ELPE sale could be delayed by worker site inspection blocks

A Hellenic Petroleum (ELPE) employees blockade yesterday that prevented visiting officials of Swiss firm Glencore from conducting on-site inspections at two ELPE refinieries west of Athens is likely to delay a privatization plan offering 50.1 percent of the petroleum firm.

Glencore is one of two qualifiers through to the second round of the Hellenic Petroleum (ELPE) international tender. Officials representing the other qualifier, Dutch enterprise Vitol, also plan to hold on-site inspections of the ELPE refineries, in Elefsina and Aspropyrgos, over the next few days, but the Greek petroleum company’s employees will presumably raise renewed resistance.

Privatization officals have yet to announce any alternate plans that could seek to counter the ELPE employee blockades.

The two qualifiers, already granted access to ELPE’s vrtual data room (VDR), also intend to inspect ELPE’s refinery in Thessaloniki.

Binding offers from Glencore and Vitol are expected around late September to early October, but delays could shift the deadline, still officially unannounced, to late in the year.

Despite the problems, the ELPE sale is making gradual progress. In a recent development, a total of eight evaluators, including banks and consultants, submitted offers to a tender offering an independent evaluation task for the sale.
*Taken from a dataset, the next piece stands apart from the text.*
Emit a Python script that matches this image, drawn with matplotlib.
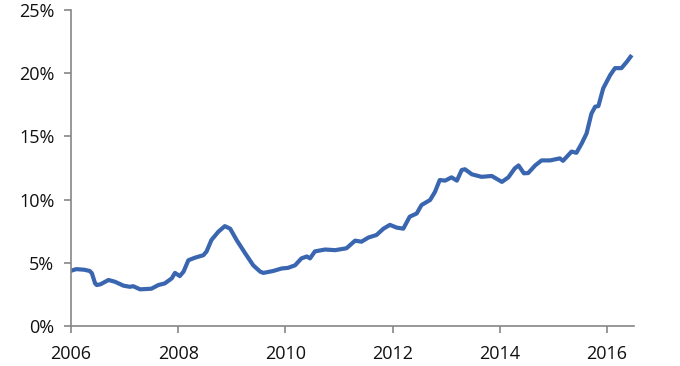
import matplotlib
matplotlib.use("Agg")
import matplotlib.pyplot as plt
from matplotlib.ticker import FuncFormatter

# decimal year of each reading, and the value in percent
years = [2006.00, 2006.10, 2006.25, 2006.35, 2006.39, 2006.45, 2006.48, 2006.55,
         2006.70, 2006.82, 2006.98, 2007.10, 2007.16, 2007.29, 2007.50, 2007.63,
         2007.75, 2007.88, 2007.94, 2008.03, 2008.10, 2008.19, 2008.31, 2008.47,
         2008.53, 2008.62, 2008.75, 2008.87, 2008.97, 2009.09, 2009.25, 2009.40,
         2009.53, 2009.59, 2009.77, 2009.93, 2010.05, 2010.18, 2010.30, 2010.40,
         2010.46, 2010.55, 2010.74, 2010.93, 2011.14, 2011.30, 2011.42, 2011.55,
         2011.70, 2011.83, 2011.95, 2012.08, 2012.20, 2012.32, 2012.45, 2012.54,
         2012.70, 2012.79, 2012.88, 2012.98, 2013.10, 2013.20, 2013.29, 2013.35,
         2013.48, 2013.66, 2013.85, 2014.04, 2014.16, 2014.28, 2014.35, 2014.45,
         2014.53, 2014.66, 2014.78, 2014.94, 2015.12, 2015.18, 2015.34, 2015.43,
         2015.53, 2015.62, 2015.71, 2015.78, 2015.84, 2015.93, 2016.06, 2016.15,
         2016.27, 2016.37, 2016.44]
values = [4.37, 4.50, 4.45, 4.35, 4.17, 3.37, 3.24, 3.30,
          3.64, 3.50, 3.19, 3.10, 3.15, 2.90, 2.95, 3.24,
          3.37, 3.77, 4.20, 3.95, 4.30, 5.20, 5.40, 5.60,
          5.90, 6.80, 7.46, 7.90, 7.70, 6.80, 5.75, 4.80,
          4.30, 4.20, 4.35, 4.55, 4.60, 4.80, 5.35, 5.50,
          5.35, 5.90, 6.05, 6.00, 6.15, 6.75, 6.67, 7.00,
          7.20, 7.70, 8.00, 7.78, 7.70, 8.65, 8.90, 9.57,
          9.97, 10.60, 11.55, 11.50, 11.76, 11.50, 12.34, 12.40,
          12.00, 11.80, 11.87, 11.40, 11.76, 12.47, 12.70, 12.08,
          12.10, 12.70, 13.10, 13.10, 13.26, 13.07, 13.80, 13.70,
          14.45, 15.24, 16.80, 17.35, 17.40, 18.80, 19.85, 20.40,
          20.40, 20.90, 21.30]

x_ticks = [2006, 2008, 2010, 2012, 2014, 2016]
y_ticks = [0, 5, 10, 15, 20, 25]

plt.rcParams['font.family'] = ['Open Sans', 'DejaVu Sans']

fig = plt.figure(figsize=(6.8, 3.66), dpi=100)
ax = fig.add_axes([0.1044, 0.1093, 0.8276, 0.8634])
ax.plot(years, values, color='#3A66B0', lw=3, solid_joinstyle='round')

ax.set_xlim(2006, 2016.5)
ax.set_ylim(0, 25)
ax.set_xticks(x_ticks)
ax.set_yticks(y_ticks)
ax.yaxis.set_major_formatter(FuncFormatter(lambda v, p: f'{v:.0f}%'))

for s in ['top', 'right']:
    ax.spines[s].set_visible(False)
for s in ['left', 'bottom']:
    ax.spines[s].set_color('#868686')
    ax.spines[s].set_linewidth(1.2)
ax.tick_params(direction='out', length=5, width=1.2, color='#868686',
               labelsize=13, labelcolor='#111111')
ax.tick_params(axis='y', pad=7)
ax.tick_params(axis='x', pad=9)

fig.savefig('out.png', dpi=100)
TAIPED, the state privatization fund, will declare a winner for the evaluation task within the first half of September.

Based on yesterday’s closing share price, 50.1 percent of ELPE is estimated at 1.1 billion euros.

The on-site refinery inspections by Glencore and Vitol representatives were planned as a follow-up to meetings in Athens in July, when ELPE’s financial figures were presented to the two candidates.

The intervention by ELPE employees is expected to delay the overall sale procedure by at least a month, some officials believe.